═════ Information provided ═════
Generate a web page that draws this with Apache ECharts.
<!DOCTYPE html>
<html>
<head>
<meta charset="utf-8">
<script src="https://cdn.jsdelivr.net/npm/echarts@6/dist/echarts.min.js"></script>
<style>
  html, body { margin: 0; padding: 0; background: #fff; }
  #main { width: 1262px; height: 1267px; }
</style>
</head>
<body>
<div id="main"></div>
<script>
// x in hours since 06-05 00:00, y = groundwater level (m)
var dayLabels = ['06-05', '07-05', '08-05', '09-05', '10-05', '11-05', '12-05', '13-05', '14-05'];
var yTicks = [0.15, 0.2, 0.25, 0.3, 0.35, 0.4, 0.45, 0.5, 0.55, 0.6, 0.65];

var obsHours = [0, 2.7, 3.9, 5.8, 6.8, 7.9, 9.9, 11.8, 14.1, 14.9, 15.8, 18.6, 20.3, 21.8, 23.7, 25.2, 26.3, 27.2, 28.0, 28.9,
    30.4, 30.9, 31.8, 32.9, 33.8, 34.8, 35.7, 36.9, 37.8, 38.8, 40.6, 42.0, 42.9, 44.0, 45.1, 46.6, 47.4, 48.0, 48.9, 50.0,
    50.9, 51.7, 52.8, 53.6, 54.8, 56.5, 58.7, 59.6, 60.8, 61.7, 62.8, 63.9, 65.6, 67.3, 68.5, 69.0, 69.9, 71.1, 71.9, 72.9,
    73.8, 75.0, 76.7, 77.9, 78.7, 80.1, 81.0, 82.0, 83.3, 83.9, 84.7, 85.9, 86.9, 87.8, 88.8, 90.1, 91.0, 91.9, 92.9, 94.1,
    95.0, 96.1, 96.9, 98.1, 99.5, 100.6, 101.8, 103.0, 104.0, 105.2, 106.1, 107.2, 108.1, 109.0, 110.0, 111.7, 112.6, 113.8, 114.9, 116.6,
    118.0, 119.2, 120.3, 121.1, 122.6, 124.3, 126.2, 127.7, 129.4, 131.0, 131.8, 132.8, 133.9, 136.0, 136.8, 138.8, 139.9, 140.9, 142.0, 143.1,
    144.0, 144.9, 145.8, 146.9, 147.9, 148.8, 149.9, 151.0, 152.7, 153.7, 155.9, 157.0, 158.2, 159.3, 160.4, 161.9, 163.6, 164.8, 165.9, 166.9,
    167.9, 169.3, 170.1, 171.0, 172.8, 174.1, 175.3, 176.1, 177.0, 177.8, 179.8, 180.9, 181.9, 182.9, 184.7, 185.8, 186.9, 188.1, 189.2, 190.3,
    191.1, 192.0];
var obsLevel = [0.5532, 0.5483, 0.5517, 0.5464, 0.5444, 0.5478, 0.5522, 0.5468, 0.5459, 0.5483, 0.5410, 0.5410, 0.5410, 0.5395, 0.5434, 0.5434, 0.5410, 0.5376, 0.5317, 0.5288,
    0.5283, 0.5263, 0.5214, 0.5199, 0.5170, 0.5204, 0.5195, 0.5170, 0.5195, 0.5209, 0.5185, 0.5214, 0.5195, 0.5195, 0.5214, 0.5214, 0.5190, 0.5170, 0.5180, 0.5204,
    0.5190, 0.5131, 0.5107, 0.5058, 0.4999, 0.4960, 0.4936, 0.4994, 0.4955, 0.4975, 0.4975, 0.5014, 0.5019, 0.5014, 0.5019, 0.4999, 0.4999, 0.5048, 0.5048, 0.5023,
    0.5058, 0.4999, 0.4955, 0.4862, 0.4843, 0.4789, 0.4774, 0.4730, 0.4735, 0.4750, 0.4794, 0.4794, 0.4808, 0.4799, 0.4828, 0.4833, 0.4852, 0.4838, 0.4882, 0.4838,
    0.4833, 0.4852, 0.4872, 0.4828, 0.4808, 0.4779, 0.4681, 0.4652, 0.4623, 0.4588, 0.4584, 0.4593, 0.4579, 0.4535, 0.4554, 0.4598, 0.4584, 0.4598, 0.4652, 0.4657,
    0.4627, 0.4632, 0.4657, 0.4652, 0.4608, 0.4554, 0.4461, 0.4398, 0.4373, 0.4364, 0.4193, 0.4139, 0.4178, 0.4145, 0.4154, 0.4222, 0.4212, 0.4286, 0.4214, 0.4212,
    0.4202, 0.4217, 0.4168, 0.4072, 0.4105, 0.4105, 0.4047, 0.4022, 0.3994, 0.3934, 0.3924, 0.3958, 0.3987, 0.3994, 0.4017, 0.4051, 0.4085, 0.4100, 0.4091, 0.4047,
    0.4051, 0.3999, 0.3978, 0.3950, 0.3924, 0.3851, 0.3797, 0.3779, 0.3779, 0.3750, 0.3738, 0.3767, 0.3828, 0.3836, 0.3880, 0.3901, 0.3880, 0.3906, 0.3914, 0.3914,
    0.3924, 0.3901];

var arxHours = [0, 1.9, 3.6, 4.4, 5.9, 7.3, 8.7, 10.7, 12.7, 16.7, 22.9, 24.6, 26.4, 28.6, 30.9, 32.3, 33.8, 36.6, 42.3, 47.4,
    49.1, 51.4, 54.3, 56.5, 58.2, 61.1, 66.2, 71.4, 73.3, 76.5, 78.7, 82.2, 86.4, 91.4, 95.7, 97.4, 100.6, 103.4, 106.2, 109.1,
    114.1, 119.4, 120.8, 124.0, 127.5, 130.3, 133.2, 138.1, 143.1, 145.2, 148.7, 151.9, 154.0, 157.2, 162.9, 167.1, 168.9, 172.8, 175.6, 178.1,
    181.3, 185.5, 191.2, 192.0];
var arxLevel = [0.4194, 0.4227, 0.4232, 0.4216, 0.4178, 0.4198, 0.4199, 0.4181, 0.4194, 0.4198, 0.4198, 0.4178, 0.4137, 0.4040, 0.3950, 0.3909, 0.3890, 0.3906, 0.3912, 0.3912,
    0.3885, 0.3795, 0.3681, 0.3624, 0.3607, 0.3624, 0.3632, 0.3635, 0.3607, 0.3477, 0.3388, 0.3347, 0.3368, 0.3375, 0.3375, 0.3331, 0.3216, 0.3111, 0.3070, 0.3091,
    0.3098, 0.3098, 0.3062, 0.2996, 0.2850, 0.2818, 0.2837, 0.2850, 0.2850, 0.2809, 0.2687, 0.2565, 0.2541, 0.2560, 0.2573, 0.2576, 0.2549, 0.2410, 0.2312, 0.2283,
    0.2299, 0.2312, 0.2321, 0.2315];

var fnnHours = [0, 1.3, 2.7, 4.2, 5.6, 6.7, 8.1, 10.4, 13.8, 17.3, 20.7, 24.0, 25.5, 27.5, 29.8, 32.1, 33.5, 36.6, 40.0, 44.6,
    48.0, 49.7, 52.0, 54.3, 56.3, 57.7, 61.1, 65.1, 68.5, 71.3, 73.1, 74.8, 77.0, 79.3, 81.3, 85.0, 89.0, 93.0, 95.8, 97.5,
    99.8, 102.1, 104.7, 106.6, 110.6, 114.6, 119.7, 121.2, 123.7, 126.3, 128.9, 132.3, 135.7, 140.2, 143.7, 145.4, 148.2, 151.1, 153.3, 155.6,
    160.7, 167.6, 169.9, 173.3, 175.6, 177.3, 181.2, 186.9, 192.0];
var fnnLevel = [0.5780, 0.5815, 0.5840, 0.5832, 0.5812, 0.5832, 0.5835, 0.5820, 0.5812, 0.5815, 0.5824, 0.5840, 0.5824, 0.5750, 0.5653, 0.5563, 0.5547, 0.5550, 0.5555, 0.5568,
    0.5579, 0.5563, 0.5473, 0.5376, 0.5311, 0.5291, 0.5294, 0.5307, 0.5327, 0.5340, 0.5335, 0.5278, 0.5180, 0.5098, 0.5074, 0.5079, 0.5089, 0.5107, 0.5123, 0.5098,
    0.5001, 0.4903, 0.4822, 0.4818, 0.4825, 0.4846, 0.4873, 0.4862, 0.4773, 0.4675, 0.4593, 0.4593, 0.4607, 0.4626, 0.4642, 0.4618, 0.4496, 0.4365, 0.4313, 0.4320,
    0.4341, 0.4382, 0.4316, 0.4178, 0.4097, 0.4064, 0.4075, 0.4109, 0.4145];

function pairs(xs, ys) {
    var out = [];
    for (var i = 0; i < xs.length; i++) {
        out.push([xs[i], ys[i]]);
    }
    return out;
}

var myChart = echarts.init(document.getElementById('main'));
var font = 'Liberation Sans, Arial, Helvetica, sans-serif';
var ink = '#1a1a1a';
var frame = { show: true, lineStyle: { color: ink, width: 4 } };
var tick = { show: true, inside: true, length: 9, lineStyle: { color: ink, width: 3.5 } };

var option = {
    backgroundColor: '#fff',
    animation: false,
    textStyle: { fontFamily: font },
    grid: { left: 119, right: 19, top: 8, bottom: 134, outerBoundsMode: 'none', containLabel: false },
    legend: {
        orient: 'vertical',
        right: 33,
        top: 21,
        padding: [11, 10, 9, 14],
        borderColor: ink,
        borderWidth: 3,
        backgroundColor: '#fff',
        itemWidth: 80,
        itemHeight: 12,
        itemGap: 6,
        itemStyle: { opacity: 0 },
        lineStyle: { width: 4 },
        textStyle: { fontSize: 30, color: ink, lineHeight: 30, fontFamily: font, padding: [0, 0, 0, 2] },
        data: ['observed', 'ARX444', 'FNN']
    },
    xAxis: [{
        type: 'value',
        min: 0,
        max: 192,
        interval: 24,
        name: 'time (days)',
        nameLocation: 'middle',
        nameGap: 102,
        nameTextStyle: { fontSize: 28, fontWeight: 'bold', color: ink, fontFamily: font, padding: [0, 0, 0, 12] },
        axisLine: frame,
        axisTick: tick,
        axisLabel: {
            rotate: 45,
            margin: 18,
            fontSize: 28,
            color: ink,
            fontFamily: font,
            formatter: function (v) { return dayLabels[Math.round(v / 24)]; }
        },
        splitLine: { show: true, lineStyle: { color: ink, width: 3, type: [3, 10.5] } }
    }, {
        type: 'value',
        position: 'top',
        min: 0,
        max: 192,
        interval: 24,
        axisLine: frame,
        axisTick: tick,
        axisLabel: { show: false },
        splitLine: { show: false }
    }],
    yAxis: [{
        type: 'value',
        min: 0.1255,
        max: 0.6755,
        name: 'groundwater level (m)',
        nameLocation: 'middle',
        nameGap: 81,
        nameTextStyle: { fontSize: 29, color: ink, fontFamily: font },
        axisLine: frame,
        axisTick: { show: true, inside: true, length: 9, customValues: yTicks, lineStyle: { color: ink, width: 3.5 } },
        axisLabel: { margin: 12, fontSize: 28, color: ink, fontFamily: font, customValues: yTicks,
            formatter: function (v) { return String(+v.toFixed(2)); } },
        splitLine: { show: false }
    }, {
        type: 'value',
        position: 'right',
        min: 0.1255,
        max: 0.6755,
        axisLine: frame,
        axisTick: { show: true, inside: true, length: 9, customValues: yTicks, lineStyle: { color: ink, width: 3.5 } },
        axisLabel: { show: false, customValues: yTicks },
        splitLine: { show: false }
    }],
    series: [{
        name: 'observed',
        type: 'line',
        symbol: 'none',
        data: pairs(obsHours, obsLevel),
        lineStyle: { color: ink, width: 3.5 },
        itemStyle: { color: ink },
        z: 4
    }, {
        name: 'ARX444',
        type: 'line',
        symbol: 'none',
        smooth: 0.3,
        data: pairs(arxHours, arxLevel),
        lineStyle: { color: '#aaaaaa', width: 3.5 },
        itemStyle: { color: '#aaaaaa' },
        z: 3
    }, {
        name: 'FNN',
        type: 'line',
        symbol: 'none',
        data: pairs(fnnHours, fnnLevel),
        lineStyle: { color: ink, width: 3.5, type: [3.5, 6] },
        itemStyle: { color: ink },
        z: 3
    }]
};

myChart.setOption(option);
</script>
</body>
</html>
═════
Exercise description ->
Quote exactly the stretch of lines above that starts at the first one and ends at the line with "0.55, 0.6, 0.65];", and nothing beyond it.

Finished exercise ->
Generate a web page that draws this with Apache ECharts.
<!DOCTYPE html>
<html>
<head>
<meta charset="utf-8">
<script src="https://cdn.jsdelivr.net/npm/echarts@6/dist/echarts.min.js"></script>
<style>
  html, body { margin: 0; padding: 0; background: #fff; }
  #main { width: 1262px; height: 1267px; }
</style>
</head>
<body>
<div id="main"></div>
<script>
// x in hours since 06-05 00:00, y = groundwater level (m)
var dayLabels = ['06-05', '07-05', '08-05', '09-05', '10-05', '11-05', '12-05', '13-05', '14-05'];
var yTicks = [0.15, 0.2, 0.25, 0.3, 0.35, 0.4, 0.45, 0.5, 0.55, 0.6, 0.65];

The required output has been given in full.